What the exercise asks:
Write out each record below exactly as it appears, with no pictures.

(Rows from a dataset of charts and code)

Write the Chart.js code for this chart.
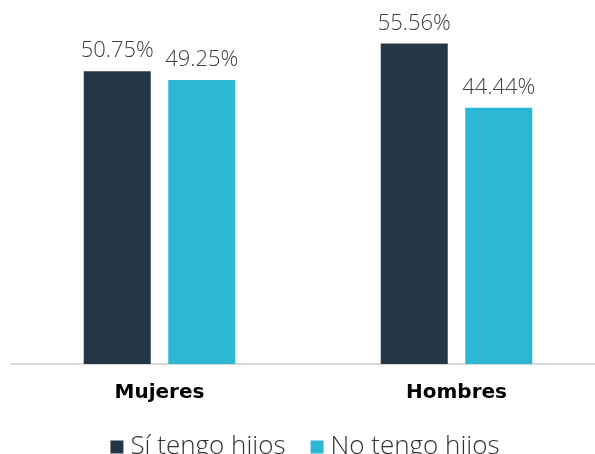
<!DOCTYPE html>
<html>
<head>
<meta charset="utf-8">
<script src="https://cdn.jsdelivr.net/npm/chart.js@4.4.0/dist/chart.umd.min.js"></script>
<style>
  html, body { margin: 0; padding: 0; background: #ffffff; overflow: hidden; }
  #wrap { width: 595px; height: 454px; overflow: hidden; position: relative; }
  #grafico { position: absolute; left: 0; top: 0; }
</style>
</head>
<body>
<div id="wrap"><canvas id="grafico" width="610" height="470"></canvas></div>
<script>
// datos
const categorias = ['Mujeres', 'Hombres'];
const series = ['Sí tengo hijos', 'No tengo hijos'];
const siTengo = [50.75, 55.56];
const noTengo = [49.25, 44.44];
const colores = ['#253746', '#2cb8d4'];

// etiquetas de valor encima de cada barra
const etiquetasValor = {
  id: 'etiquetasValor',
  afterDatasetsDraw(chart) {
    const ctx = chart.ctx;
    ctx.save();
    ctx.font = '300 22px "Open Sans"';
    ctx.fillStyle = '#404040';
    ctx.textAlign = 'center';
    ctx.textBaseline = 'alphabetic';
    chart.data.datasets.forEach((ds, i) => {
      chart.getDatasetMeta(i).data.forEach((bar, j) => {
        ctx.fillText(ds.data[j].toFixed(2) + '%', bar.x, bar.y - 14);
      });
    });
    ctx.restore();
  }
};

new Chart(document.getElementById('grafico'), {
  type: 'bar',
  data: {
    labels: categorias,
    datasets: [
      { label: series[0], data: siTengo, backgroundColor: colores[0] },
      { label: series[1], data: noTengo, backgroundColor: colores[1] }
    ]
  },
  options: {
    responsive: false,
    animation: false,
    categoryPercentage: 0.569,
    barPercentage: 0.793,
    layout: { padding: { left: 11, right: 5, top: 18, bottom: 0 } },
    scales: {
      y: { display: false, min: 0, max: 60 },
      x: {
        // sin lineas de grilla; tickLength solo separa las etiquetas del eje
        grid: { display: false, tickLength: 19 },
        border: { display: true, color: '#d9d9d9', width: 2 },
        ticks: {
          color: '#000000',
          padding: 0,
          font: { family: '"DejaVu Sans"', size: 20, weight: 'bold', lineHeight: 1 }
        }
      }
    },
    plugins: {
      tooltip: { enabled: false },
      legend: {
        position: 'bottom',
        labels: {
          usePointStyle: true,
          pointStyle: 'rect',
          boxWidth: 1,
          boxHeight: 13,
          padding: 31,
          color: '#333333',
          font: { family: '"Open Sans"', size: 26, weight: '300' }
        }
      }
    }
  },
  plugins: [etiquetasValor]
});
</script>
</body>
</html>
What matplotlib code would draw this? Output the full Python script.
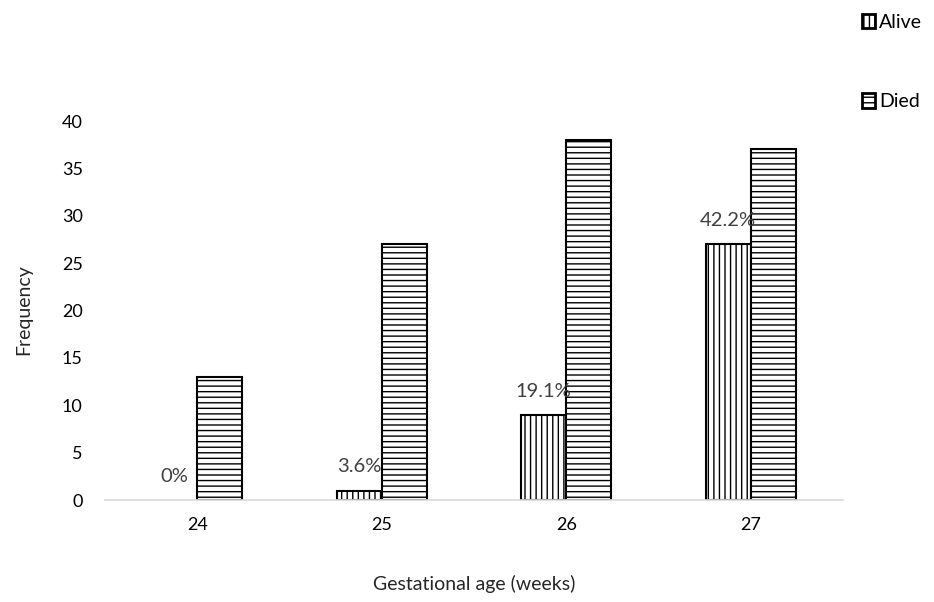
import matplotlib.pyplot as plt
import numpy as np

plt.rcParams['font.family'] = ['Lato', 'DejaVu Sans']
plt.rcParams['hatch.linewidth'] = 1.0

weeks = ['24', '25', '26', '27']
alive = [0, 1, 9, 27]
died = [13, 27, 38, 37]
pct = ['0%', '3.6%', '19.1%', '42.2%']

fig = plt.figure(figsize=(9.34, 6.02), dpi=100, facecolor='white')
ax = fig.add_axes([0.1124, 0.1694, 0.7902, 0.6296])

x = np.arange(len(weeks))
w = 0.245
b1 = ax.bar(x - w / 2, alive, w, facecolor='white', edgecolor='black', hatch='|||',
            lw=[0 if v == 0 else 1.5 for v in alive], label='Alive')
b2 = ax.bar(x + w / 2, died, w, facecolor='white', edgecolor='black', hatch='---', lw=1.5, label='Died')

# подписи процентов над столбиками "Alive"
for xi, v, t in zip(x, alive, pct):
    ax.annotate(t, (xi - w / 2, v), xytext=(0, 17), textcoords='offset points',
                ha='center', va='center', fontsize=14.5, color='#404040')

ax.set_xlim(-0.5, 3.5)
ax.set_ylim(0, 40)
ax.set_yticks(range(0, 41, 5))
ax.set_xticks(x)
ax.set_xticklabels(weeks)
ax.tick_params(length=0, labelsize=13, colors='black', pad=12)
ax.tick_params(axis='y', pad=16)
for s in ['top', 'right', 'left']:
    ax.spines[s].set_visible(False)
ax.spines['bottom'].set_color('#d9d9d9')
ax.spines['bottom'].set_linewidth(1.2)

fig.text(0.508, 0.015, 'Gestational age (weeks)', ha='center', va='bottom', fontsize=14, color='#262626')
fig.text(0.025, 0.485, 'Frequency', ha='center', va='center', rotation=90, fontsize=14, color='#262626')

leg = fig.legend(handles=[b1, b2], loc='upper right', bbox_to_anchor=(1.002, 1.0), frameon=False,
                 fontsize=14, handlelength=0.7, handleheight=0.8, handletextpad=0.2,
                 labelspacing=3.2, borderaxespad=0.3)
for p in leg.get_patches():
    p.set_linewidth(2.0)

fig.savefig('out.png', dpi=100)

The answer:
Write the Chart.js code for this chart.
<!DOCTYPE html>
<html>
<head>
<meta charset="utf-8">
<script src="https://cdn.jsdelivr.net/npm/chart.js@4.4.0/dist/chart.umd.min.js"></script>
<style>
  html, body { margin: 0; padding: 0; background: #ffffff; overflow: hidden; }
  #wrap { width: 595px; height: 454px; overflow: hidden; position: relative; }
  #grafico { position: absolute; left: 0; top: 0; }
</style>
</head>
<body>
<div id="wrap"><canvas id="grafico" width="610" height="470"></canvas></div>
<script>
// datos
const categorias = ['Mujeres', 'Hombres'];
const series = ['Sí tengo hijos', 'No tengo hijos'];
const siTengo = [50.75, 55.56];
const noTengo = [49.25, 44.44];
const colores = ['#253746', '#2cb8d4'];

// etiquetas de valor encima de cada barra
const etiquetasValor = {
  id: 'etiquetasValor',
  afterDatasetsDraw(chart) {
    const ctx = chart.ctx;
    ctx.save();
    ctx.font = '300 22px "Open Sans"';
    ctx.fillStyle = '#404040';
    ctx.textAlign = 'center';
    ctx.textBaseline = 'alphabetic';
    chart.data.datasets.forEach((ds, i) => {
      chart.getDatasetMeta(i).data.forEach((bar, j) => {
        ctx.fillText(ds.data[j].toFixed(2) + '%', bar.x, bar.y - 14);
      });
    });
    ctx.restore();
  }
};

new Chart(document.getElementById('grafico'), {
  type: 'bar',
  data: {
    labels: categorias,
    datasets: [
      { label: series[0], data: siTengo, backgroundColor: colores[0] },
      { label: series[1], data: noTengo, backgroundColor: colores[1] }
    ]
  },
  options: {
    responsive: false,
    animation: false,
    categoryPercentage: 0.569,
    barPercentage: 0.793,
    layout: { padding: { left: 11, right: 5, top: 18, bottom: 0 } },
    scales: {
      y: { display: false, min: 0, max: 60 },
      x: {
        // sin lineas de grilla; tickLength solo separa las etiquetas del eje
        grid: { display: false, tickLength: 19 },
        border: { display: true, color: '#d9d9d9', width: 2 },
        ticks: {
          color: '#000000',
          padding: 0,
          font: { family: '"DejaVu Sans"', size: 20, weight: 'bold', lineHeight: 1 }
        }
      }
    },
    plugins: {
      tooltip: { enabled: false },
      legend: {
        position: 'bottom',
        labels: {
          usePointStyle: true,
          pointStyle: 'rect',
          boxWidth: 1,
          boxHeight: 13,
          padding: 31,
          color: '#333333',
          font: { family: '"Open Sans"', size: 26, weight: '300' }
        }
      }
    }
  },
  plugins: [etiquetasValor]
});
</script>
</body>
</html>
What matplotlib code would draw this? Output the full Python script.
import matplotlib.pyplot as plt
import numpy as np

plt.rcParams['font.family'] = ['Lato', 'DejaVu Sans']
plt.rcParams['hatch.linewidth'] = 1.0

weeks = ['24', '25', '26', '27']
alive = [0, 1, 9, 27]
died = [13, 27, 38, 37]
pct = ['0%', '3.6%', '19.1%', '42.2%']

fig = plt.figure(figsize=(9.34, 6.02), dpi=100, facecolor='white')
ax = fig.add_axes([0.1124, 0.1694, 0.7902, 0.6296])

x = np.arange(len(weeks))
w = 0.245
b1 = ax.bar(x - w / 2, alive, w, facecolor='white', edgecolor='black', hatch='|||',
            lw=[0 if v == 0 else 1.5 for v in alive], label='Alive')
b2 = ax.bar(x + w / 2, died, w, facecolor='white', edgecolor='black', hatch='---', lw=1.5, label='Died')

# подписи процентов над столбиками "Alive"
for xi, v, t in zip(x, alive, pct):
    ax.annotate(t, (xi - w / 2, v), xytext=(0, 17), textcoords='offset points',
                ha='center', va='center', fontsize=14.5, color='#404040')

ax.set_xlim(-0.5, 3.5)
ax.set_ylim(0, 40)
ax.set_yticks(range(0, 41, 5))
ax.set_xticks(x)
ax.set_xticklabels(weeks)
ax.tick_params(length=0, labelsize=13, colors='black', pad=12)
ax.tick_params(axis='y', pad=16)
for s in ['top', 'right', 'left']:
    ax.spines[s].set_visible(False)
ax.spines['bottom'].set_color('#d9d9d9')
ax.spines['bottom'].set_linewidth(1.2)

fig.text(0.508, 0.015, 'Gestational age (weeks)', ha='center', va='bottom', fontsize=14, color='#262626')
fig.text(0.025, 0.485, 'Frequency', ha='center', va='center', rotation=90, fontsize=14, color='#262626')

leg = fig.legend(handles=[b1, b2], loc='upper right', bbox_to_anchor=(1.002, 1.0), frameon=False,
                 fontsize=14, handlelength=0.7, handleheight=0.8, handletextpad=0.2,
                 labelspacing=3.2, borderaxespad=0.3)
for p in leg.get_patches():
    p.set_linewidth(2.0)

fig.savefig('out.png', dpi=100)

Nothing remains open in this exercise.